* DO THIS: Among the entries below, copy only the span from the line containing "Emit a web page" through the line containing "18.2,18.9,19.5];". Do so exactly, and skip the pictures.

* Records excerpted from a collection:
============
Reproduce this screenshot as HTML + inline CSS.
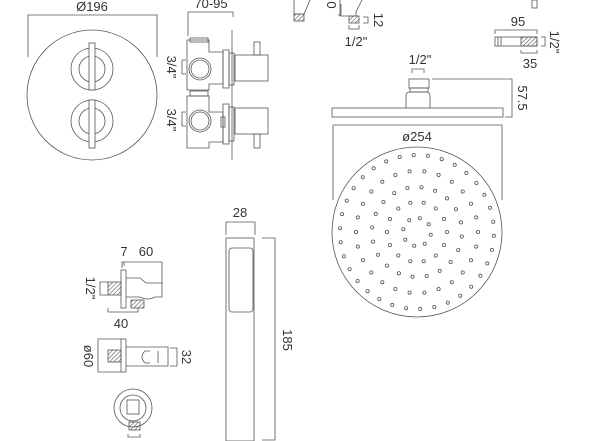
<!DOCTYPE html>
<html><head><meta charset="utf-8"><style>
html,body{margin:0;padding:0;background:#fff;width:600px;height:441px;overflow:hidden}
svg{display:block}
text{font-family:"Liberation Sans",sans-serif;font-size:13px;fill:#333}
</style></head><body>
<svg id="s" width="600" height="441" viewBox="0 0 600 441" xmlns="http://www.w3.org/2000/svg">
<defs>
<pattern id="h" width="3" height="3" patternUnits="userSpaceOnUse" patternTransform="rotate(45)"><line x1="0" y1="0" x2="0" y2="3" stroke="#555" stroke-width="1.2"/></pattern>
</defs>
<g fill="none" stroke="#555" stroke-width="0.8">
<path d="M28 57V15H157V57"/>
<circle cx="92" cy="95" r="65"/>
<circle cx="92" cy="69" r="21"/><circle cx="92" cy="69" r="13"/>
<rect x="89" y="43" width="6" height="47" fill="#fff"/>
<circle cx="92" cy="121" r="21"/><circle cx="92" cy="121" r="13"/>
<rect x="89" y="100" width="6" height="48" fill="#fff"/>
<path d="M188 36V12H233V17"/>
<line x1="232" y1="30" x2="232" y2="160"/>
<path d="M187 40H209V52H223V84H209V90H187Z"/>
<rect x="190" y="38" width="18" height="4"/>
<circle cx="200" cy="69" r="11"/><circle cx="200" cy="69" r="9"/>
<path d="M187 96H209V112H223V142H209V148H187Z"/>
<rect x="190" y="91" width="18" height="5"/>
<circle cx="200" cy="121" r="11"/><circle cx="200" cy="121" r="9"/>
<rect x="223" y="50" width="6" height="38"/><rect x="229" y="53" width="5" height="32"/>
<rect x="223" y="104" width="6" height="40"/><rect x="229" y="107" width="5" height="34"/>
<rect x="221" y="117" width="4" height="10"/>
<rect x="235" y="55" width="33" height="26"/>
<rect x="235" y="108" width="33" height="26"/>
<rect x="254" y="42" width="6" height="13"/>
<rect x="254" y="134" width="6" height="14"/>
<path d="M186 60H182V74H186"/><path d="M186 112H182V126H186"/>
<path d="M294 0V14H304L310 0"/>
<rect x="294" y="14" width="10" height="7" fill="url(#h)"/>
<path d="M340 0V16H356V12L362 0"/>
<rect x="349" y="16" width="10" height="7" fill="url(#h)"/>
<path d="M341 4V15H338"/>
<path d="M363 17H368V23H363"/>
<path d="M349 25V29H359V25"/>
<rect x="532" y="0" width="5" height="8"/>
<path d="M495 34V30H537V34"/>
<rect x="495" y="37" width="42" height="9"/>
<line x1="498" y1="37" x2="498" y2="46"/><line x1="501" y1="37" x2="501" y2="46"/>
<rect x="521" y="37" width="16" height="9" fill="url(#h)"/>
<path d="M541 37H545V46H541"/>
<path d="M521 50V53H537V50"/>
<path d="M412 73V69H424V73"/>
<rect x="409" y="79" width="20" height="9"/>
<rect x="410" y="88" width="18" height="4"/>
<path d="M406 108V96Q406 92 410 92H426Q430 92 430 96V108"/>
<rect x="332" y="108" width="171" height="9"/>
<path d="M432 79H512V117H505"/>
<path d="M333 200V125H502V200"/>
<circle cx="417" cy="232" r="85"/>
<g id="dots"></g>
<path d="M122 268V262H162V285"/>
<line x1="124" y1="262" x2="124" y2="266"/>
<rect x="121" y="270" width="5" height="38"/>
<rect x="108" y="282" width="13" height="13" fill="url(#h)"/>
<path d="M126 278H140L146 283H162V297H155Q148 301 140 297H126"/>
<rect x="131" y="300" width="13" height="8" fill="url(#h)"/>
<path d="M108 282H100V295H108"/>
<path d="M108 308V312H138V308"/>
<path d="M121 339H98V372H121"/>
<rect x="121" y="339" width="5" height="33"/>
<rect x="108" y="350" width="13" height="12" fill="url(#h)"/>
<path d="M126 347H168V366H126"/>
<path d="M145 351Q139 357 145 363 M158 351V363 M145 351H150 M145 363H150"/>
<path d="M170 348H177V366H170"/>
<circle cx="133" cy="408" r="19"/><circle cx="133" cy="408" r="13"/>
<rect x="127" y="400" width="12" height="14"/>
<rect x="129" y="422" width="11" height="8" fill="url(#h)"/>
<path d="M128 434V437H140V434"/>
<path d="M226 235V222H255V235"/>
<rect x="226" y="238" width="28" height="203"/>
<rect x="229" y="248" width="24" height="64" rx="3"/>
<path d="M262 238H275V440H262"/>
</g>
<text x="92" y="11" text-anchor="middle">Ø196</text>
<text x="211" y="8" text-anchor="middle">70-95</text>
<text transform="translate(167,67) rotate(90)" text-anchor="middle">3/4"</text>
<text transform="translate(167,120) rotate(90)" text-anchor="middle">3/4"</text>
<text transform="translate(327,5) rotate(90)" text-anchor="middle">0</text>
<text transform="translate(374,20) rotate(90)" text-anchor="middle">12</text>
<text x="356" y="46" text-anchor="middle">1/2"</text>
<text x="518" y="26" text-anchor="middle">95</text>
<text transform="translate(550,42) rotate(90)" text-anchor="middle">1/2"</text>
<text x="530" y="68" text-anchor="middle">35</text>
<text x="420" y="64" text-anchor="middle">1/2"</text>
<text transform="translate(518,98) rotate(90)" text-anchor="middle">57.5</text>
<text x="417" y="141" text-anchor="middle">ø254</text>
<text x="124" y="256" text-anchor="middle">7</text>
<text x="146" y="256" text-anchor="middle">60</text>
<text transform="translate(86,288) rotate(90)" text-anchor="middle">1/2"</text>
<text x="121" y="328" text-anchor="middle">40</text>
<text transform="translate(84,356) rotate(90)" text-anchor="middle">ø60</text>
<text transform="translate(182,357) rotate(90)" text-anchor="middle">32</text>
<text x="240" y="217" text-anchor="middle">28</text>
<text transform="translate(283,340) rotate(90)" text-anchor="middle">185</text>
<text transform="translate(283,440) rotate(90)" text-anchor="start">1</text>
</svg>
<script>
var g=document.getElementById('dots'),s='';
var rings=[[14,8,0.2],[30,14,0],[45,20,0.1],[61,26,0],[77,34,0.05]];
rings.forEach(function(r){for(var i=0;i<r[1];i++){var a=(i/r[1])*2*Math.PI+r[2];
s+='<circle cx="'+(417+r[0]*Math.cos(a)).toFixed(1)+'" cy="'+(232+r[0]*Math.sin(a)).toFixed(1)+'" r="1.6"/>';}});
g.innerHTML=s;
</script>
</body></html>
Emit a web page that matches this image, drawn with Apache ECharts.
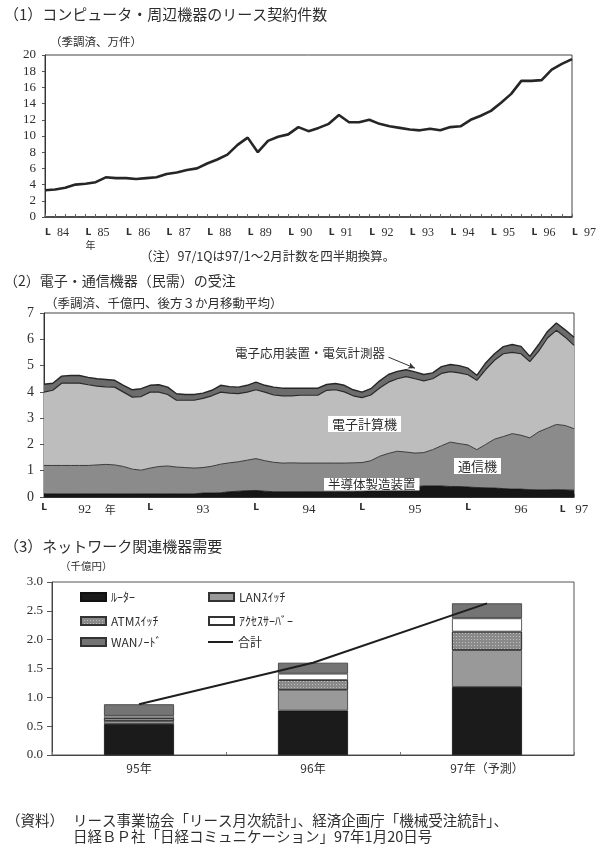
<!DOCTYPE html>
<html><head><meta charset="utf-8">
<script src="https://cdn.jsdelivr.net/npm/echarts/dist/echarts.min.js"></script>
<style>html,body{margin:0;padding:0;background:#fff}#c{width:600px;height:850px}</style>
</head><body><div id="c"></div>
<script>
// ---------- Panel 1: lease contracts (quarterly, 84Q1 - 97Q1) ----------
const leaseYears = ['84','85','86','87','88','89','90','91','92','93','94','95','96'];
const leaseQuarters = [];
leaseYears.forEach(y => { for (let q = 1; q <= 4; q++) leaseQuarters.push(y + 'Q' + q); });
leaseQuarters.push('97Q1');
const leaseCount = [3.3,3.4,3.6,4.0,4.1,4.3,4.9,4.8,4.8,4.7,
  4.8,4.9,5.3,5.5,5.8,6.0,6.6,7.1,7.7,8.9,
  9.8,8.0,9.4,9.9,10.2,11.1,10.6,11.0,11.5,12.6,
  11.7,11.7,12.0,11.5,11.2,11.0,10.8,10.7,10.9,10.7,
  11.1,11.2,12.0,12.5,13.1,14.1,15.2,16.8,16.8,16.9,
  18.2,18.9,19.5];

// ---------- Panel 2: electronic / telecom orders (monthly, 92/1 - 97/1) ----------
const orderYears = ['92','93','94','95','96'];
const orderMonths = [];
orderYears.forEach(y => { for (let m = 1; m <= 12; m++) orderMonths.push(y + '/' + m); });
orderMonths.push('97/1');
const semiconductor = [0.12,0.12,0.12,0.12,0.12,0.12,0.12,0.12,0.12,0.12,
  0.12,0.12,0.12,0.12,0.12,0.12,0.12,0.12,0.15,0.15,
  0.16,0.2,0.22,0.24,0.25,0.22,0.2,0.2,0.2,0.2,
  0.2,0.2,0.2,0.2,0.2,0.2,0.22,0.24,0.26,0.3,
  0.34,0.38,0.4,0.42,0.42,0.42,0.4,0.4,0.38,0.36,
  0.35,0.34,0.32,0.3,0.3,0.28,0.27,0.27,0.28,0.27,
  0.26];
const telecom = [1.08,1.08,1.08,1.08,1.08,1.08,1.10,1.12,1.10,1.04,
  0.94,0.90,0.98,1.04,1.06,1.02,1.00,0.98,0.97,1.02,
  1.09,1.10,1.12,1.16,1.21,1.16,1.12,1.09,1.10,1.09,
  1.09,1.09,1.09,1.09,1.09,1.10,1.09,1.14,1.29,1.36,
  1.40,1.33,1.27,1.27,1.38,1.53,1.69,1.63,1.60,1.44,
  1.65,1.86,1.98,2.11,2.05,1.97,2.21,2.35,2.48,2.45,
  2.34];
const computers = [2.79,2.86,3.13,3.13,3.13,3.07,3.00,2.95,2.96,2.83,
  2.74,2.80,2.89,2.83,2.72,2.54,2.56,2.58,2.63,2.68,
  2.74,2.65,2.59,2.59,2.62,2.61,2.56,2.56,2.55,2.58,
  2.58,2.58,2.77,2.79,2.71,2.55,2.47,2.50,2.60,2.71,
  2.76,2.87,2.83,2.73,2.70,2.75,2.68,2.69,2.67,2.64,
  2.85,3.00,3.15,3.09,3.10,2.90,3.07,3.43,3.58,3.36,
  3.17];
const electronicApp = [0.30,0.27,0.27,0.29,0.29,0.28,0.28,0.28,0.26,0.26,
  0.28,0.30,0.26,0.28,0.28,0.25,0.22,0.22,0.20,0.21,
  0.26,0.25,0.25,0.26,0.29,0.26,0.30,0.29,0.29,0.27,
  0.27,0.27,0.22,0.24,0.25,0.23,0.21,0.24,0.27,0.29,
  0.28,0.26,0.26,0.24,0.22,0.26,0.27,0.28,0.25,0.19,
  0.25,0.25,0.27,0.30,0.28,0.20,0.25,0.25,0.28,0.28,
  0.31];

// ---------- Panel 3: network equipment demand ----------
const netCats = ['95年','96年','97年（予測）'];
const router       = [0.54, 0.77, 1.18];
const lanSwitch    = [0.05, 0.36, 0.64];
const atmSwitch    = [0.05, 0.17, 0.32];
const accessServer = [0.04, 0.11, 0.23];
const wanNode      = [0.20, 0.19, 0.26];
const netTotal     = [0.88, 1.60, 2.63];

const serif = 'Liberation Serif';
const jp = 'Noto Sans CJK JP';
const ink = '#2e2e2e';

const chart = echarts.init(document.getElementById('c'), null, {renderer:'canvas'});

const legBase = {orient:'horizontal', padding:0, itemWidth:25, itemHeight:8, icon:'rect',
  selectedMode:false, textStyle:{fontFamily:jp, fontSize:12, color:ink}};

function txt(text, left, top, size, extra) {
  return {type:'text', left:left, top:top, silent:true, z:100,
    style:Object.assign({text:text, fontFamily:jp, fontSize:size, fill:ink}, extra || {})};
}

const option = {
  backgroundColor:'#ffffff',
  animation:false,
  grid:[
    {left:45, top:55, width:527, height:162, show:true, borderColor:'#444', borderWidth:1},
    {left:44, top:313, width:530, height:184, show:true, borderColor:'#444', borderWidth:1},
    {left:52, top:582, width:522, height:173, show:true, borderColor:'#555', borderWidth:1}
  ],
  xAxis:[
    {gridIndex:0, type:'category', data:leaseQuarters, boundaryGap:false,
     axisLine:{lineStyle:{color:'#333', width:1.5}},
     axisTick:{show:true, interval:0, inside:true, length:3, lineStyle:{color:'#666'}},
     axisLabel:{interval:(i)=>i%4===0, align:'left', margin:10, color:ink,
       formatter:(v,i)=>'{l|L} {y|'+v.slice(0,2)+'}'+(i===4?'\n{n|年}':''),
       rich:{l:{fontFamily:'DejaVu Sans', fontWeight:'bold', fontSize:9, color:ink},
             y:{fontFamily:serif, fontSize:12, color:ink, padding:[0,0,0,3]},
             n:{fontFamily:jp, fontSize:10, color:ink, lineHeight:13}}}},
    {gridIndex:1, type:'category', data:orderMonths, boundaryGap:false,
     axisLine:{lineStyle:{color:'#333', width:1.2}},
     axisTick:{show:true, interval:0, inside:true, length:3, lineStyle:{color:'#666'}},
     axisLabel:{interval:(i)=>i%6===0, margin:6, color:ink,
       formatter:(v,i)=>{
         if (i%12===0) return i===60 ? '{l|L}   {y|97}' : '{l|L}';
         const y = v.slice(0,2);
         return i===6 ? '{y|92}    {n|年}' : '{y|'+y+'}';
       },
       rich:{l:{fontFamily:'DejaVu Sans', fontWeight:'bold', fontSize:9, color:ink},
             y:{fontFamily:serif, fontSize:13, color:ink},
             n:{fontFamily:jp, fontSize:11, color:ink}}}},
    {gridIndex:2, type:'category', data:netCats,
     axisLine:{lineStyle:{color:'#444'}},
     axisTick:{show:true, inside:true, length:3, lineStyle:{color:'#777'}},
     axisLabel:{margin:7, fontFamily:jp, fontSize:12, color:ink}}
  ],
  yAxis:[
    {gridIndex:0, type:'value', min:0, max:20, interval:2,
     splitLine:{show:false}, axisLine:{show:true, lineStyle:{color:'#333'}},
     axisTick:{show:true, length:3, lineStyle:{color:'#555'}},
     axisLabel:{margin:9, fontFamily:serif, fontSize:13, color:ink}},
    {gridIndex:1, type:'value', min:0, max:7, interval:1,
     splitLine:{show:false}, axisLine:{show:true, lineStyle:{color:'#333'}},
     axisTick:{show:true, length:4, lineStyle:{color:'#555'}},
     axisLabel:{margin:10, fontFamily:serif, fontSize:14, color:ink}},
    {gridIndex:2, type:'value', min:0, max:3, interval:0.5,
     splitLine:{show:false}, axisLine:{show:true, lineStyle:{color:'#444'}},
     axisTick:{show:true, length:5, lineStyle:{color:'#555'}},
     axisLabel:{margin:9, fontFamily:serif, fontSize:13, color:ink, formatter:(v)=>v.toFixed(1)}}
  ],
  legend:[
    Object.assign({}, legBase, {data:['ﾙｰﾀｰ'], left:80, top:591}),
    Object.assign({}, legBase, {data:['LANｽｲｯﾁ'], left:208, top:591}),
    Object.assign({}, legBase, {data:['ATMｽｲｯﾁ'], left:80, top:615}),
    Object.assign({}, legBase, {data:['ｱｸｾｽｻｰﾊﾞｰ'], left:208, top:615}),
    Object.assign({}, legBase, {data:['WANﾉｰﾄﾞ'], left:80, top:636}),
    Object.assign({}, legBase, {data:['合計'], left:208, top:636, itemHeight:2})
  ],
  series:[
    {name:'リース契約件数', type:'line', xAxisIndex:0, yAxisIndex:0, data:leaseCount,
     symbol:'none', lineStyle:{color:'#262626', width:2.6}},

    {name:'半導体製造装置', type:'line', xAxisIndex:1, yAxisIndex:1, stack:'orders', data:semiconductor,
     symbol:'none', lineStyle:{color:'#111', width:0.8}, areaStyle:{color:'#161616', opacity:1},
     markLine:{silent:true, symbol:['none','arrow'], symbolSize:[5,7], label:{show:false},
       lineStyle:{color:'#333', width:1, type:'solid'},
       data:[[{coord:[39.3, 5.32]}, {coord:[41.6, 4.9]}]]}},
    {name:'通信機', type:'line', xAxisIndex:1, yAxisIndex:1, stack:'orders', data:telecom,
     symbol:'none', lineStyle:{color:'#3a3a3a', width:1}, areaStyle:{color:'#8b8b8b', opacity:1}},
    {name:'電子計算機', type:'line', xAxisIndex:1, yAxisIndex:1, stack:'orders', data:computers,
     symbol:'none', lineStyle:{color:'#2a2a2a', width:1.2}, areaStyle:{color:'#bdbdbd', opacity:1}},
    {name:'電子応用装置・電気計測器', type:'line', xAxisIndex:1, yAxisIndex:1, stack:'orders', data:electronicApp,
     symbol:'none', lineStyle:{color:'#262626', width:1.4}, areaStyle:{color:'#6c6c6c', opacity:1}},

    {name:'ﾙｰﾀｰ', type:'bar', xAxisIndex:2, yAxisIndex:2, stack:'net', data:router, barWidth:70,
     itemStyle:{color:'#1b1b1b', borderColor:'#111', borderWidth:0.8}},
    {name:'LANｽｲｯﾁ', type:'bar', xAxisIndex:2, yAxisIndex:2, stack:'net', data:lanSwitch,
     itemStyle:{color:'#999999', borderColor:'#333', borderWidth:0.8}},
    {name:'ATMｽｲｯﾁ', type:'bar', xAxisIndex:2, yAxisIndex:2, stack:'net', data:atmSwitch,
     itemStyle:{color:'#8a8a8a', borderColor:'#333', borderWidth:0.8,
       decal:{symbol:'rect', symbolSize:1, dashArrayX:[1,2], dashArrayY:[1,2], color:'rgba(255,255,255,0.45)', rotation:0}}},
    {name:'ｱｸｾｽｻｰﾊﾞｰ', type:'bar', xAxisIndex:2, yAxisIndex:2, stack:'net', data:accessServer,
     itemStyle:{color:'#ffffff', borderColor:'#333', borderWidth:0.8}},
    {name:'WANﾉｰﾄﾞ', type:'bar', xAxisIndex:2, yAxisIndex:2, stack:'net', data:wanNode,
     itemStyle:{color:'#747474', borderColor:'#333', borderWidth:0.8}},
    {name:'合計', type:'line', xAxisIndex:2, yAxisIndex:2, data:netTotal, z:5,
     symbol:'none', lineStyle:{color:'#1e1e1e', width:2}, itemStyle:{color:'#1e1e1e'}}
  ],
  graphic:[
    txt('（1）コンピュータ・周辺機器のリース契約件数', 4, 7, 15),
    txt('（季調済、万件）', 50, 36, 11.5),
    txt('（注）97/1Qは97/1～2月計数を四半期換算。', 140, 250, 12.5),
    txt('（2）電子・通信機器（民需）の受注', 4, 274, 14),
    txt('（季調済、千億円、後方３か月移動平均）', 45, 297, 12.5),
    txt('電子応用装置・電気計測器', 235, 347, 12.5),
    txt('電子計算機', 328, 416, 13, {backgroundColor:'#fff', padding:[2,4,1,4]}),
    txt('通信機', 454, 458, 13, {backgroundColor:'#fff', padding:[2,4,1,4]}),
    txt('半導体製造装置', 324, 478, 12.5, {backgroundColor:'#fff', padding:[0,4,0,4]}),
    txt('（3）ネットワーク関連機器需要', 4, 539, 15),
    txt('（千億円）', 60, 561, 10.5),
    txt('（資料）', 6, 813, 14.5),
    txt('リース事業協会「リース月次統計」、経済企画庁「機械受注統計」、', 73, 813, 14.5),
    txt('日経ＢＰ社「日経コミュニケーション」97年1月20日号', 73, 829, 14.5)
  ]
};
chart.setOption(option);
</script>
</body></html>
============
* ANSWER TO THIS TASK:
Emit a web page that matches this image, drawn with Apache ECharts.
<!DOCTYPE html>
<html><head><meta charset="utf-8">
<script src="https://cdn.jsdelivr.net/npm/echarts/dist/echarts.min.js"></script>
<style>html,body{margin:0;padding:0;background:#fff}#c{width:600px;height:850px}</style>
</head><body><div id="c"></div>
<script>
// ---------- Panel 1: lease contracts (quarterly, 84Q1 - 97Q1) ----------
const leaseYears = ['84','85','86','87','88','89','90','91','92','93','94','95','96'];
const leaseQuarters = [];
leaseYears.forEach(y => { for (let q = 1; q <= 4; q++) leaseQuarters.push(y + 'Q' + q); });
leaseQuarters.push('97Q1');
const leaseCount = [3.3,3.4,3.6,4.0,4.1,4.3,4.9,4.8,4.8,4.7,
  4.8,4.9,5.3,5.5,5.8,6.0,6.6,7.1,7.7,8.9,
  9.8,8.0,9.4,9.9,10.2,11.1,10.6,11.0,11.5,12.6,
  11.7,11.7,12.0,11.5,11.2,11.0,10.8,10.7,10.9,10.7,
  11.1,11.2,12.0,12.5,13.1,14.1,15.2,16.8,16.8,16.9,
  18.2,18.9,19.5];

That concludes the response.